On relève une saillie ronsardienne : « Un jour, c’est en petite vieille / qu’elle apparaîtra dans son miroir / elle regrettera les avances de ceux / que les invertébrés avaient depuis longtemps déféqués » (77). Le « il » semble démuni, comparé à « elle » : « Chacun ses possibilités / le chien avec son nez / l’oiseau avec ses ailes / l’araignée avec son fil / lui c’était avec lui-même » (97). L’humour constitue une échappatoire assumée : « Le sens de la vie / il l’avait cherché longtemps / maintenant ce qu’il cherchait / c’était le sens de l’humour » (143) ; mais renvoie à l’impasse douloureuse de la conscience de soi : « Il est là dans le métro / face à cet homme à gueule de con / mais cet homme c’est lui » (147). Et le recueil aboutit à l’impasse d’un questionnement existentiel qui se mord la queue : « Il pensa très fort […] / mais déjà de cette pensée / était née l’énergie concentrée / et de l’énergie surcompressée / était née la matière / et de la matière naquit encore la matière / […] qui engendra les hommes / d’où finalement lui-même naquit / il revint sur cette pensée / et douta » (266).

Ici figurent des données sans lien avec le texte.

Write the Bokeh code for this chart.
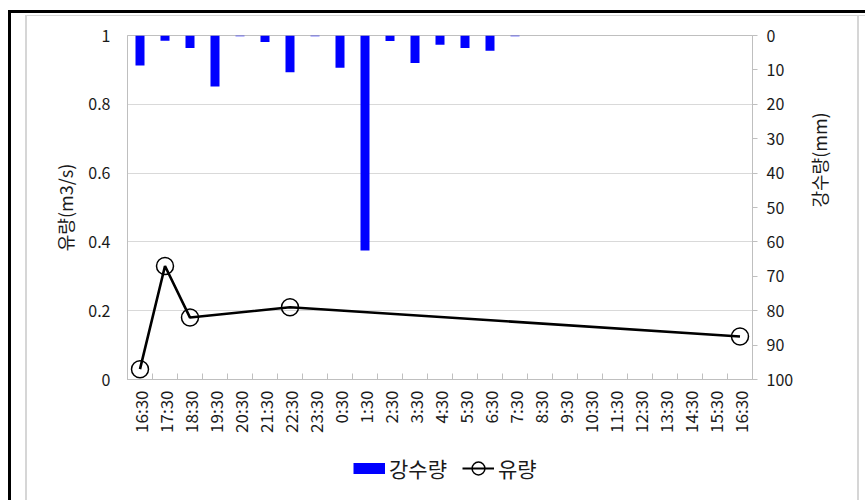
from bokeh.plotting import figure
from bokeh.layouts import column
from bokeh.models import (Range1d, LinearAxis, FixedTicker, SingleIntervalTicker,
                          NumeralTickFormatter, Legend, LegendItem, ColumnDataSource)
from bokeh.embed import file_html
from bokeh.resources import INLINE
import math

# ---- data ----
times = ["16:30", "17:30", "18:30", "19:30", "20:30", "21:30", "22:30", "23:30",
         "0:30", "1:30", "2:30", "3:30", "4:30", "5:30", "6:30", "7:30", "8:30",
         "9:30", "10:30", "11:30", "12:30", "13:30", "14:30", "15:30", "16:30"]
rain_mm = [8.7, 1.5, 3.6, 14.8, 0.2, 1.9, 10.7, 0.2, 9.4, 62.5, 1.6, 8.0, 2.7,
           3.6, 4.4, 0.2, 0, 0, 0, 0, 0, 0, 0, 0, 0]
flow_idx = [0, 1, 2, 6, 24]
flow_m3s = [0.03, 0.33, 0.18, 0.21, 0.125]
flow_ticks = [0, 0.2, 0.4, 0.6, 0.8, 1.0]
series_names = ["강수량", "유량"]

FONT = "Noto Sans CJK KR"
TXT = "#1a1a1a"
GRID = "#d9d9d9"
AXC = "#bfbfbf"
BLUE = "#0000FF"

n = len(times)
idx = list(range(n))

W, H1, H2 = 865, 440, 60
fig = figure(width=W, height=H1, output_backend="svg", toolbar_location=None,
             x_range=Range1d(-0.5, n - 0.5), y_range=Range1d(0, 1),
             min_border_left=127, min_border_right=W - 752, min_border_top=35,
             min_border_bottom=H1 - 379)
fig.extra_y_ranges = {"rain": Range1d(100, 0)}
fig.border_fill_alpha = 0

# rain bars hanging from the top (reversed axis)
src_rain = ColumnDataSource(dict(x=idx, r=rain_mm))
fig.vbar(x="x", top=0, bottom="r", width=0.36, source=src_rain, y_range_name="rain",
         fill_color=BLUE, line_color=None)

# flow line
src_flow = ColumnDataSource(dict(x=flow_idx, y=flow_m3s))
fig.line(x="x", y="y", source=src_flow, line_color="black", line_width=2.6)
fig.scatter(x="x", y="y", source=src_flow, marker="circle", size=17,
            fill_color=None, line_color="black", line_width=1.5)

# axes
fig.xaxis.ticker = FixedTicker(ticks=idx, minor_ticks=[i - 0.5 for i in range(n + 1)])
fig.xaxis.major_label_overrides = {i: t for i, t in enumerate(times)}
fig.xaxis.major_label_orientation = math.pi / 2
fig.xaxis.major_tick_in = 0
fig.xaxis.major_tick_out = 0
fig.xaxis.minor_tick_in = 6
fig.xaxis.minor_tick_out = 0
fig.xaxis.minor_tick_line_color = AXC
fig.xaxis.axis_line_color = AXC
fig.xaxis.major_label_standoff = 11
fig.xaxis.major_label_text_font = FONT
fig.xaxis.major_label_text_font_size = "17px"
fig.xaxis.major_label_text_color = TXT

fig.yaxis.ticker = FixedTicker(ticks=flow_ticks)
fig.yaxis.formatter = NumeralTickFormatter(format="0.[0]")
fig.yaxis.major_tick_in = 0
fig.yaxis.major_tick_out = 0
fig.yaxis.minor_tick_line_color = None
fig.yaxis.axis_line_color = AXC
fig.yaxis.major_label_standoff = 17
fig.yaxis.major_label_text_font = FONT
fig.yaxis.major_label_text_font_size = "16px"
fig.yaxis.major_label_text_color = TXT
fig.yaxis.axis_label = "유량(m3/s)"
fig.yaxis.axis_label_text_font = FONT
fig.yaxis.axis_label_text_font_size = "18px"
fig.yaxis.axis_label_text_font_style = "normal"
fig.yaxis.axis_label_text_color = TXT
fig.yaxis.axis_label_standoff = 7

ra = LinearAxis(y_range_name="rain", ticker=SingleIntervalTicker(interval=10),
                axis_label="강수량(mm)")
ra.major_tick_in = 0
ra.major_tick_out = 5
ra.major_tick_line_color = AXC
ra.minor_tick_line_color = None
ra.axis_line_color = AXC
ra.major_label_standoff = 9
ra.major_label_text_font = FONT
ra.major_label_text_font_size = "16px"
ra.major_label_text_color = TXT
ra.axis_label_text_font = FONT
ra.axis_label_text_font_size = "18px"
ra.axis_label_text_font_style = "normal"
ra.axis_label_text_color = TXT
ra.axis_label_standoff = 23
try:
    ra.axis_label_orientation = math.pi / 2
except Exception:
    pass
fig.add_layout(ra, "right")

fig.xgrid.grid_line_color = None
fig.ygrid.ticker = FixedTicker(ticks=flow_ticks)
fig.ygrid.grid_line_color = GRID
fig.outline_line_color = AXC

# ---- legend strip below the chart (proxy renderers draw nothing) ----
leg = figure(width=W, height=H2, output_backend="svg", toolbar_location=None,
             x_range=Range1d(0, 1), y_range=Range1d(0, 1),
             x_axis_location=None, y_axis_location=None,
             min_border_left=0, min_border_right=0, min_border_top=0, min_border_bottom=0)
leg.grid.visible = False
leg.outline_line_color = None
leg.background_fill_alpha = 0
leg.border_fill_alpha = 0
nan = float("nan")
proxy = ColumnDataSource(dict(x=[nan], y=[nan]))
r_rain = leg.line(x="x", y="y", source=proxy, line_color=BLUE, line_width=11, line_cap="butt")
r_fl = leg.line(x="x", y="y", source=proxy, line_color="black", line_width=2.2)
r_fm = leg.scatter(x="x", y="y", source=proxy, marker="circle", size=14,
                   fill_color=None, line_color="black", line_width=1.5)
legend = Legend(items=[LegendItem(label=series_names[0], renderers=[r_rain]),
                       LegendItem(label=series_names[1], renderers=[r_fl, r_fm])],
                orientation="horizontal", location=(226, 15),
                label_text_font=FONT, label_text_font_size="21px", label_text_color=TXT,
                glyph_width=32, glyph_height=34, spacing=15, label_standoff=4,
                padding=0, margin=0, border_line_color=None, background_fill_alpha=0)
leg.add_layout(legend, "center")

p = column(fig, leg, spacing=0, styles={
    "background-color": "white",
    "box-shadow": ("inset 8px 10px 0 0 white, inset 11px 13px 0 0 black, "
                   "inset 25px 15px 0 0 white, inset 27px 16px 0 0 #d6d6d6, "
                   "inset -6px 0 0 0 white, inset -8px 0 0 0 #d6d6d6"),
})

open("out.html", "w").write(file_html(p, INLINE))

 Michel Cand est aussi l’auteur de l’essai Lapidaire, de la sculpture, vite !, paru en 2012. Avant Psoriasis de l’éternité, Michel Cand avait publié en 2008 chez le même éditeur une plaquette intitulée Cosmologie interne (36 p., 14 €). On y trouvait les mêmes questionnements, dans une forme très brève : « Les déferlantes lentes / n’en finissent pas de ronger / tes apparences rances ».